▸ Goal of the exercise: Your task is to reproduce, verbatim and without pictures, the lines from the opening of the listing through the line containing "x_ticks_right = [0, 0.005, 0.01, 0.015]".

--- Begin Dataset section ---

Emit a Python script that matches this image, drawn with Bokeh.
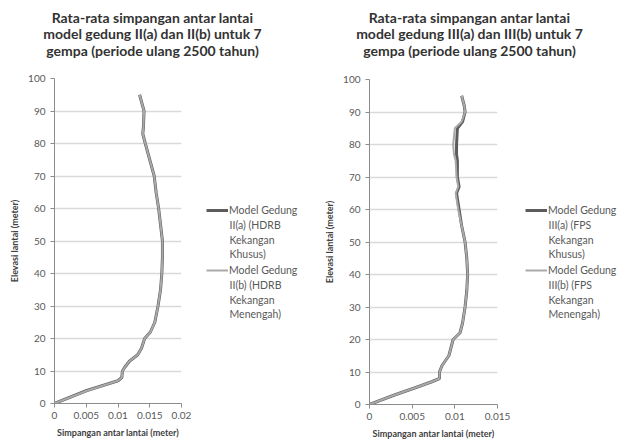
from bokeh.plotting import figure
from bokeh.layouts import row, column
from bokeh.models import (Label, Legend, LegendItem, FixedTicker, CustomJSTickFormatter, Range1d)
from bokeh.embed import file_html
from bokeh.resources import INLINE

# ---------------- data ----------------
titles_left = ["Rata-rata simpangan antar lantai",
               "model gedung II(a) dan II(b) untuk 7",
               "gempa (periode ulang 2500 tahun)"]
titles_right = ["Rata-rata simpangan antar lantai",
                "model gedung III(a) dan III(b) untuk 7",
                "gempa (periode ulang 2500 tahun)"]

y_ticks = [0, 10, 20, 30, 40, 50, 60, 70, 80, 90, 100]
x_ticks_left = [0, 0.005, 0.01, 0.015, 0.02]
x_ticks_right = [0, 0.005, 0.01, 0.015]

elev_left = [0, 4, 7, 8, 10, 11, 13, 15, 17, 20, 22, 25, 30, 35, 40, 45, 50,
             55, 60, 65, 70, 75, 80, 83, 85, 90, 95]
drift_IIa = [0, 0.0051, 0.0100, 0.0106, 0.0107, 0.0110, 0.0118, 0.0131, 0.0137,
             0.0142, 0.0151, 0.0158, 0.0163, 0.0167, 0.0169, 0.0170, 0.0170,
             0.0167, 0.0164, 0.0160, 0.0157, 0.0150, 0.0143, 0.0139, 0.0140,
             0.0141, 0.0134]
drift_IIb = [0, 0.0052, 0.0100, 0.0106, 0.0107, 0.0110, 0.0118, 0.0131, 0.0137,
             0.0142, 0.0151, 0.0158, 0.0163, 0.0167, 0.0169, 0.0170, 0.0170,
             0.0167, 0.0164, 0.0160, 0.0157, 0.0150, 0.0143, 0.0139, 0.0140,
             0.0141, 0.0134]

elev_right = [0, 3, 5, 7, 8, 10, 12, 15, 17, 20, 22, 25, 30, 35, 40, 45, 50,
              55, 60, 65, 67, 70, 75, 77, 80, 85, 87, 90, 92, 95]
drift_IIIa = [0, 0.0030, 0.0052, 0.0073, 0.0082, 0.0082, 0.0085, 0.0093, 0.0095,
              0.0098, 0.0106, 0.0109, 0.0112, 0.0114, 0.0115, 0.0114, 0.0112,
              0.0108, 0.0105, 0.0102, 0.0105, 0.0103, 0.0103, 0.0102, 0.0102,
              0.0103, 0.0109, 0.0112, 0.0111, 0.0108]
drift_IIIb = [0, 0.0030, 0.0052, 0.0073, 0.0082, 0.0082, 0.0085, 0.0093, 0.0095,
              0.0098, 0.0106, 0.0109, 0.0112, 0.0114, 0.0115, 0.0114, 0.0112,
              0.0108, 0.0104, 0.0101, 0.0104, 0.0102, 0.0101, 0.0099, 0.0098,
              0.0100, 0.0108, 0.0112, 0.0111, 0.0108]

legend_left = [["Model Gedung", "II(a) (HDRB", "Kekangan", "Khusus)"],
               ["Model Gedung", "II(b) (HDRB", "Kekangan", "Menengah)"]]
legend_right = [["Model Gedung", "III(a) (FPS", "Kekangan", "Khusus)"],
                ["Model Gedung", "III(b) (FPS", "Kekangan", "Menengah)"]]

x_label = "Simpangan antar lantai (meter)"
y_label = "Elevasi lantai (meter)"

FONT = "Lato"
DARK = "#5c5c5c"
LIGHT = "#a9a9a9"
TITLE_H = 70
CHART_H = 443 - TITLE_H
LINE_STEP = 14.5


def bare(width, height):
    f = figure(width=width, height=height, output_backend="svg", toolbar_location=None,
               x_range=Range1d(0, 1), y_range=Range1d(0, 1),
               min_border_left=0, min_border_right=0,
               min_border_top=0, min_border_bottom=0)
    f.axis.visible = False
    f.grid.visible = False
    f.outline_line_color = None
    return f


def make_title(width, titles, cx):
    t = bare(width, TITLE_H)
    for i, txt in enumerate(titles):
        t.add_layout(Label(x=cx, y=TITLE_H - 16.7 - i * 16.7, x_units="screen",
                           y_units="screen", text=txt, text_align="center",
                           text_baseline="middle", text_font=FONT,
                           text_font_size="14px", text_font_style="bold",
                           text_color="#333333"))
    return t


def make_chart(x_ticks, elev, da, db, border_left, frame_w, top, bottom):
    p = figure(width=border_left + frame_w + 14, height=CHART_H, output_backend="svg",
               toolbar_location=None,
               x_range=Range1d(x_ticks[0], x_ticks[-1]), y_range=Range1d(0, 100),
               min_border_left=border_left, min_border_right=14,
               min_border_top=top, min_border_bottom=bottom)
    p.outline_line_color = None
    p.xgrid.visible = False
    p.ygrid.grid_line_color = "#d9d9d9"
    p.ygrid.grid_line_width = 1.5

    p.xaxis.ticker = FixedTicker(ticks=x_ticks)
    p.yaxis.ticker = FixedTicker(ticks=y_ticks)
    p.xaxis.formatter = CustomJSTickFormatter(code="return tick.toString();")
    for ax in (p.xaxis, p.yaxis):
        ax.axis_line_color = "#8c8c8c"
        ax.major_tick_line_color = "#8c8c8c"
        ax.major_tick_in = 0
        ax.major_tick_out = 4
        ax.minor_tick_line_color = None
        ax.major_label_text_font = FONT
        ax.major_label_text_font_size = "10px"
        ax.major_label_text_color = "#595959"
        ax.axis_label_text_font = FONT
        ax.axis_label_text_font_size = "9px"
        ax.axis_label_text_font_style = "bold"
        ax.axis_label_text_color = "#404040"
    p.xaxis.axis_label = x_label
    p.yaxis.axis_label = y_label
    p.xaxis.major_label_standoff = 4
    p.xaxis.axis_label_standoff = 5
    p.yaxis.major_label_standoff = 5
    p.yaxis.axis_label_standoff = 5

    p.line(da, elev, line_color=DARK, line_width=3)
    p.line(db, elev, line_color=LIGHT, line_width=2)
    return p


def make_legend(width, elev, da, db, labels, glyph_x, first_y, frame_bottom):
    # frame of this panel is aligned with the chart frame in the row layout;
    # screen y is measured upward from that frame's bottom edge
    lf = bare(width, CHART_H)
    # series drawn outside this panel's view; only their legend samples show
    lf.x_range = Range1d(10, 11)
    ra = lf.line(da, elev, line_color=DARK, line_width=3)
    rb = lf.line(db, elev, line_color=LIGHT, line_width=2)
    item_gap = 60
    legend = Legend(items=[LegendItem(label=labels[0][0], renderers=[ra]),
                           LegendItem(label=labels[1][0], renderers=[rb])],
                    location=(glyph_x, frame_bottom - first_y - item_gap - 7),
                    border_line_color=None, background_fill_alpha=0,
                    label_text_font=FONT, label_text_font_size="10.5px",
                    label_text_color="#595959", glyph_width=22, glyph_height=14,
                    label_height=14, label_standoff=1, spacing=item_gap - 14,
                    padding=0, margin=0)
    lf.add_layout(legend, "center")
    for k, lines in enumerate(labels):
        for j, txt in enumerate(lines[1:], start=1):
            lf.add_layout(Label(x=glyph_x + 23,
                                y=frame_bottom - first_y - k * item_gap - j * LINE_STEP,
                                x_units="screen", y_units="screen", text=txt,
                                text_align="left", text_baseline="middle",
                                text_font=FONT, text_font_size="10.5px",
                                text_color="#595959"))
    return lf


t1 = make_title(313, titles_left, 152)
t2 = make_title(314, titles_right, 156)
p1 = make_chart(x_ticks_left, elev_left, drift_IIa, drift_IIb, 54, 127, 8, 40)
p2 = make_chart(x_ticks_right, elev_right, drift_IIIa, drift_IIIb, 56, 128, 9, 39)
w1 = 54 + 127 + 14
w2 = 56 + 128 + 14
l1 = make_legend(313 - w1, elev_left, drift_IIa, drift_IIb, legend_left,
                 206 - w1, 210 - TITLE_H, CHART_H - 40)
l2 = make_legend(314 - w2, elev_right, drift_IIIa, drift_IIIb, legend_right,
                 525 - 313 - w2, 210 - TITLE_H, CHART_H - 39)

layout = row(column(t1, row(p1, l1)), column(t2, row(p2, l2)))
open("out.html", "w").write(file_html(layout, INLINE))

--- End Dataset section ---

▸ Expected output:
Emit a Python script that matches this image, drawn with Bokeh.
from bokeh.plotting import figure
from bokeh.layouts import row, column
from bokeh.models import (Label, Legend, LegendItem, FixedTicker, CustomJSTickFormatter, Range1d)
from bokeh.embed import file_html
from bokeh.resources import INLINE

# ---------------- data ----------------
titles_left = ["Rata-rata simpangan antar lantai",
               "model gedung II(a) dan II(b) untuk 7",
               "gempa (periode ulang 2500 tahun)"]
titles_right = ["Rata-rata simpangan antar lantai",
                "model gedung III(a) dan III(b) untuk 7",
                "gempa (periode ulang 2500 tahun)"]

y_ticks = [0, 10, 20, 30, 40, 50, 60, 70, 80, 90, 100]
x_ticks_left = [0, 0.005, 0.01, 0.015, 0.02]
x_ticks_right = [0, 0.005, 0.01, 0.015]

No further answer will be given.